Exercise task » Return the listing below unchanged, minus its pictures.

Supplied data »
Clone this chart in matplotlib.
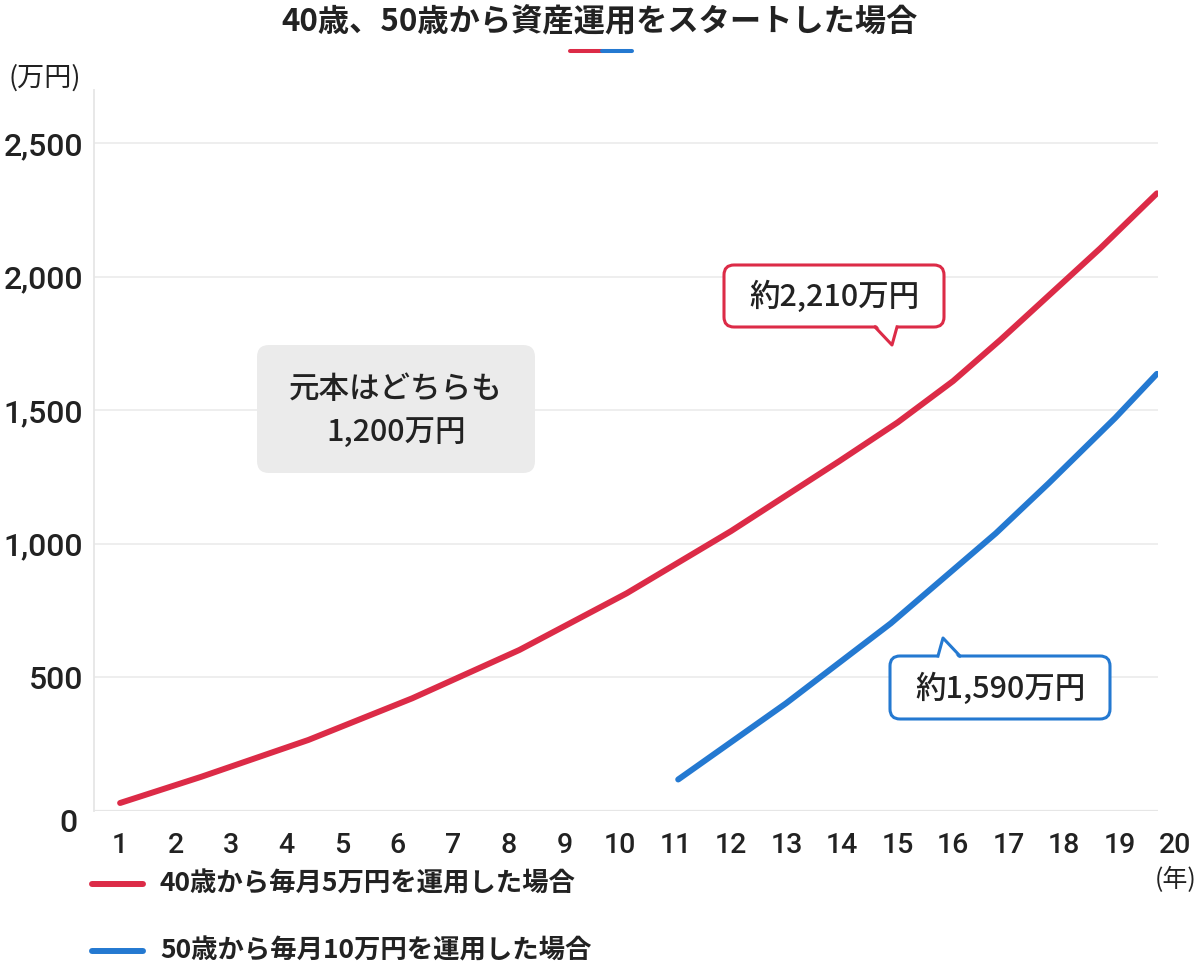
import matplotlib
matplotlib.use("Agg")
import matplotlib.pyplot as plt
from matplotlib.patches import FancyBboxPatch, Polygon
from matplotlib.lines import Line2D
from matplotlib.ticker import FuncFormatter

# values (万円)
years = list(range(1, 21))
red_x = [1.0, 2.46, 4.39, 6.26, 8.19, 10.12, 12.0, 13.95, 15.0, 16.0, 16.85, 18.65, 19.67]
red_y = [30, 128, 266, 422, 603, 815, 1048, 1310, 1455, 1610, 1764, 2107, 2313]
blue_x = [11.05, 12.99, 14.88, 16.77, 17.72, 18.92, 19.67]
blue_y = [118, 403, 703, 1040, 1227, 1472, 1637]
y_ticks = [500, 1000, 1500, 2000, 2500]
series_labels = ["40歳から毎月5万円を運用した場合", "50歳から毎月10万円を運用した場合"]
title = "40歳、50歳から資産運用をスタートした場合"
red_note = "約2,210万円"
blue_note = "約1,590万円"
principal_lines = ["元本はどちらも", "1,200万円"]

RED = "#dc2b47"
BLUE = "#2479d1"
GRID = "#ebebeb"
TEXT = "#222222"
JP = ["Noto Sans CJK JP", "DejaVu Sans"]
NUM = ["Roboto", "Noto Sans CJK JP"]

W, H = 1200, 971
fig = plt.figure(figsize=(W / 100, H / 100), dpi=100)
ax = fig.add_axes([94 / W, 1 - 811 / H, (1158 - 94) / W, (811 - 90) / H])


def px(x, y):
    """picture pixel (y down) -> inches for fig.dpi_scale_trans"""
    return (x / 100, (H - y) / 100)


# lines
ax.plot(red_x, red_y, color=RED, lw=4.3, solid_capstyle="round",
        solid_joinstyle="round", zorder=3)
ax.plot(blue_x, blue_y, color=BLUE, lw=4.3, solid_capstyle="round",
        solid_joinstyle="round", zorder=3)

ax.set_xlim(0.53, 19.69)
ax.set_ylim(0, 2700)

for s in ["top", "right", "bottom"]:
    ax.spines[s].set_visible(False)
ax.spines["left"].set_color("#e6e6e6")
ax.spines["left"].set_linewidth(1.3)
ax.axhline(0, color="#e6e6e6", lw=1.6, zorder=1)

ax.set_yticks(y_ticks)
ax.yaxis.set_major_formatter(FuncFormatter(lambda v, p: f"{int(v):,}"))
ax.grid(axis="y", color=GRID, lw=1.2, zorder=0)
ax.set_axisbelow(True)
ax.tick_params(axis="y", length=0, pad=8, labelsize=23, labelcolor=TEXT)
for lab in ax.get_yticklabels():
    lab.set_family(NUM)
    lab.set_fontweight("medium")

ax.set_xticks(years[:-1])
ax.tick_params(axis="x", length=0, pad=15, labelsize=20.5, labelcolor=TEXT)
for lab in ax.get_xticklabels():
    lab.set_family(NUM)
    lab.set_fontweight("medium")

# labels that fall outside the axis limits
ax.annotate("0", xy=(0, 0), xycoords=("axes fraction", "data"),
            xytext=(-26, -12), textcoords="offset pixels", ha="center",
            va="center", fontsize=23, fontweight="medium", color=TEXT, family=NUM)
ax.annotate(str(years[-1]), xy=(years[-1], 0), xycoords="data",
            xytext=(0, -21), textcoords="offset pixels", ha="center",
            va="top", fontsize=20.5, fontweight="medium", color=TEXT, family=NUM,
            annotation_clip=False)
ax.annotate("(年)", xy=(years[-1], 0), xycoords="data",
            xytext=(0, -69), textcoords="offset pixels", ha="center",
            va="center", fontsize=18, color=TEXT, family=JP, annotation_clip=False)
fig.text(*px(45, 78), "(万円)", transform=fig.dpi_scale_trans, ha="center",
         va="center", fontsize=19.5, color=TEXT, family=JP)

# title and the small colour bar under it
fig.text(*px(600, 22), title, transform=fig.dpi_scale_trans, ha="center",
         va="center", fontsize=22.5, fontweight="bold", color=TEXT, family=JP)
fig.add_artist(Line2D([570 / 100, 602 / 100], [(H - 51) / 100] * 2, color=RED,
                      lw=2.9, solid_capstyle="round", transform=fig.dpi_scale_trans))
fig.add_artist(Line2D([602 / 100, 632 / 100], [(H - 51) / 100] * 2, color=BLUE,
                      lw=2.9, solid_capstyle="round", transform=fig.dpi_scale_trans))


def callout(x0, y0, x1, y1, base, tip, color, text):
    box = FancyBboxPatch(px(x0, y1), (x1 - x0) / 100, (y1 - y0) / 100,
                         boxstyle="round,pad=0,rounding_size=0.1",
                         transform=fig.dpi_scale_trans, facecolor="white",
                         edgecolor=color, lw=2.2, zorder=5)
    fig.add_artist(box)
    if tip[1] > y1:
        edge, inner = y1, y1 - 4
    else:
        edge, inner = y0, y0 + 4
    cover = Polygon([px(base[0], inner), px(base[1], inner), px(*tip)],
                    closed=True, facecolor="white", edgecolor="none",
                    transform=fig.dpi_scale_trans, zorder=6)
    fig.add_artist(cover)
    xs, ys = zip(px(base[0], edge), px(*tip), px(base[1], edge))
    fig.add_artist(Line2D(xs, ys, color=color, lw=2.2, solid_joinstyle="round",
                          transform=fig.dpi_scale_trans, zorder=7))
    fig.text(*px((x0 + x1) / 2, (y0 + y1) / 2 + 1), text,
             transform=fig.dpi_scale_trans, ha="center", va="center",
             fontsize=22, fontweight="medium", color=TEXT, family=JP, zorder=8)


callout(724, 265, 944, 327, (875, 897), (892, 345), RED, red_note)
callout(890, 656, 1110, 719, (938, 960), (943, 638), BLUE, blue_note)

# principal box
gbox = FancyBboxPatch(px(257, 473), (535 - 257) / 100, (473 - 345) / 100,
                      boxstyle="round,pad=0,rounding_size=0.12",
                      transform=fig.dpi_scale_trans, facecolor="#ebebeb",
                      edgecolor="none", zorder=5)
fig.add_artist(gbox)
for line, yy in zip(principal_lines, [389, 432]):
    fig.text(*px(396, yy), line, transform=fig.dpi_scale_trans, ha="center",
             va="center", fontsize=22, fontweight="medium", color=TEXT,
             family=JP, zorder=6)

# legend
for (color, label), yy in zip([(RED, series_labels[0]), (BLUE, series_labels[1])],
                              [884, 951]):
    fig.add_artist(Line2D([92 / 100, 143 / 100], [(H - yy) / 100] * 2, color=color,
                          lw=4.3, solid_capstyle="round",
                          transform=fig.dpi_scale_trans))
    fig.text(*px(160, yy), label, transform=fig.dpi_scale_trans, ha="left",
             va="center", fontsize=19, fontweight="bold", color=TEXT, family=JP)

fig.savefig("out.png", dpi=100, facecolor="white")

Response below »
Clone this chart in matplotlib.
import matplotlib
matplotlib.use("Agg")
import matplotlib.pyplot as plt
from matplotlib.patches import FancyBboxPatch, Polygon
from matplotlib.lines import Line2D
from matplotlib.ticker import FuncFormatter

# values (万円)
years = list(range(1, 21))
red_x = [1.0, 2.46, 4.39, 6.26, 8.19, 10.12, 12.0, 13.95, 15.0, 16.0, 16.85, 18.65, 19.67]
red_y = [30, 128, 266, 422, 603, 815, 1048, 1310, 1455, 1610, 1764, 2107, 2313]
blue_x = [11.05, 12.99, 14.88, 16.77, 17.72, 18.92, 19.67]
blue_y = [118, 403, 703, 1040, 1227, 1472, 1637]
y_ticks = [500, 1000, 1500, 2000, 2500]
series_labels = ["40歳から毎月5万円を運用した場合", "50歳から毎月10万円を運用した場合"]
title = "40歳、50歳から資産運用をスタートした場合"
red_note = "約2,210万円"
blue_note = "約1,590万円"
principal_lines = ["元本はどちらも", "1,200万円"]

RED = "#dc2b47"
BLUE = "#2479d1"
GRID = "#ebebeb"
TEXT = "#222222"
JP = ["Noto Sans CJK JP", "DejaVu Sans"]
NUM = ["Roboto", "Noto Sans CJK JP"]

W, H = 1200, 971
fig = plt.figure(figsize=(W / 100, H / 100), dpi=100)
ax = fig.add_axes([94 / W, 1 - 811 / H, (1158 - 94) / W, (811 - 90) / H])


def px(x, y):
    """picture pixel (y down) -> inches for fig.dpi_scale_trans"""
    return (x / 100, (H - y) / 100)


# lines
ax.plot(red_x, red_y, color=RED, lw=4.3, solid_capstyle="round",
        solid_joinstyle="round", zorder=3)
ax.plot(blue_x, blue_y, color=BLUE, lw=4.3, solid_capstyle="round",
        solid_joinstyle="round", zorder=3)

ax.set_xlim(0.53, 19.69)
ax.set_ylim(0, 2700)

for s in ["top", "right", "bottom"]:
    ax.spines[s].set_visible(False)
ax.spines["left"].set_color("#e6e6e6")
ax.spines["left"].set_linewidth(1.3)
ax.axhline(0, color="#e6e6e6", lw=1.6, zorder=1)

ax.set_yticks(y_ticks)
ax.yaxis.set_major_formatter(FuncFormatter(lambda v, p: f"{int(v):,}"))
ax.grid(axis="y", color=GRID, lw=1.2, zorder=0)
ax.set_axisbelow(True)
ax.tick_params(axis="y", length=0, pad=8, labelsize=23, labelcolor=TEXT)
for lab in ax.get_yticklabels():
    lab.set_family(NUM)
    lab.set_fontweight("medium")

ax.set_xticks(years[:-1])
ax.tick_params(axis="x", length=0, pad=15, labelsize=20.5, labelcolor=TEXT)
for lab in ax.get_xticklabels():
    lab.set_family(NUM)
    lab.set_fontweight("medium")

# labels that fall outside the axis limits
ax.annotate("0", xy=(0, 0), xycoords=("axes fraction", "data"),
            xytext=(-26, -12), textcoords="offset pixels", ha="center",
            va="center", fontsize=23, fontweight="medium", color=TEXT, family=NUM)
ax.annotate(str(years[-1]), xy=(years[-1], 0), xycoords="data",
            xytext=(0, -21), textcoords="offset pixels", ha="center",
            va="top", fontsize=20.5, fontweight="medium", color=TEXT, family=NUM,
            annotation_clip=False)
ax.annotate("(年)", xy=(years[-1], 0), xycoords="data",
            xytext=(0, -69), textcoords="offset pixels", ha="center",
            va="center", fontsize=18, color=TEXT, family=JP, annotation_clip=False)
fig.text(*px(45, 78), "(万円)", transform=fig.dpi_scale_trans, ha="center",
         va="center", fontsize=19.5, color=TEXT, family=JP)

# title and the small colour bar under it
fig.text(*px(600, 22), title, transform=fig.dpi_scale_trans, ha="center",
         va="center", fontsize=22.5, fontweight="bold", color=TEXT, family=JP)
fig.add_artist(Line2D([570 / 100, 602 / 100], [(H - 51) / 100] * 2, color=RED,
                      lw=2.9, solid_capstyle="round", transform=fig.dpi_scale_trans))
fig.add_artist(Line2D([602 / 100, 632 / 100], [(H - 51) / 100] * 2, color=BLUE,
                      lw=2.9, solid_capstyle="round", transform=fig.dpi_scale_trans))


def callout(x0, y0, x1, y1, base, tip, color, text):
    box = FancyBboxPatch(px(x0, y1), (x1 - x0) / 100, (y1 - y0) / 100,
                         boxstyle="round,pad=0,rounding_size=0.1",
                         transform=fig.dpi_scale_trans, facecolor="white",
                         edgecolor=color, lw=2.2, zorder=5)
    fig.add_artist(box)
    if tip[1] > y1:
        edge, inner = y1, y1 - 4
    else:
        edge, inner = y0, y0 + 4
    cover = Polygon([px(base[0], inner), px(base[1], inner), px(*tip)],
                    closed=True, facecolor="white", edgecolor="none",
                    transform=fig.dpi_scale_trans, zorder=6)
    fig.add_artist(cover)
    xs, ys = zip(px(base[0], edge), px(*tip), px(base[1], edge))
    fig.add_artist(Line2D(xs, ys, color=color, lw=2.2, solid_joinstyle="round",
                          transform=fig.dpi_scale_trans, zorder=7))
    fig.text(*px((x0 + x1) / 2, (y0 + y1) / 2 + 1), text,
             transform=fig.dpi_scale_trans, ha="center", va="center",
             fontsize=22, fontweight="medium", color=TEXT, family=JP, zorder=8)


callout(724, 265, 944, 327, (875, 897), (892, 345), RED, red_note)
callout(890, 656, 1110, 719, (938, 960), (943, 638), BLUE, blue_note)

# principal box
gbox = FancyBboxPatch(px(257, 473), (535 - 257) / 100, (473 - 345) / 100,
                      boxstyle="round,pad=0,rounding_size=0.12",
                      transform=fig.dpi_scale_trans, facecolor="#ebebeb",
                      edgecolor="none", zorder=5)
fig.add_artist(gbox)
for line, yy in zip(principal_lines, [389, 432]):
    fig.text(*px(396, yy), line, transform=fig.dpi_scale_trans, ha="center",
             va="center", fontsize=22, fontweight="medium", color=TEXT,
             family=JP, zorder=6)

# legend
for (color, label), yy in zip([(RED, series_labels[0]), (BLUE, series_labels[1])],
                              [884, 951]):
    fig.add_artist(Line2D([92 / 100, 143 / 100], [(H - yy) / 100] * 2, color=color,
                          lw=4.3, solid_capstyle="round",
                          transform=fig.dpi_scale_trans))
    fig.text(*px(160, yy), label, transform=fig.dpi_scale_trans, ha="left",
             va="center", fontsize=19, fontweight="bold", color=TEXT, family=JP)

fig.savefig("out.png", dpi=100, facecolor="white")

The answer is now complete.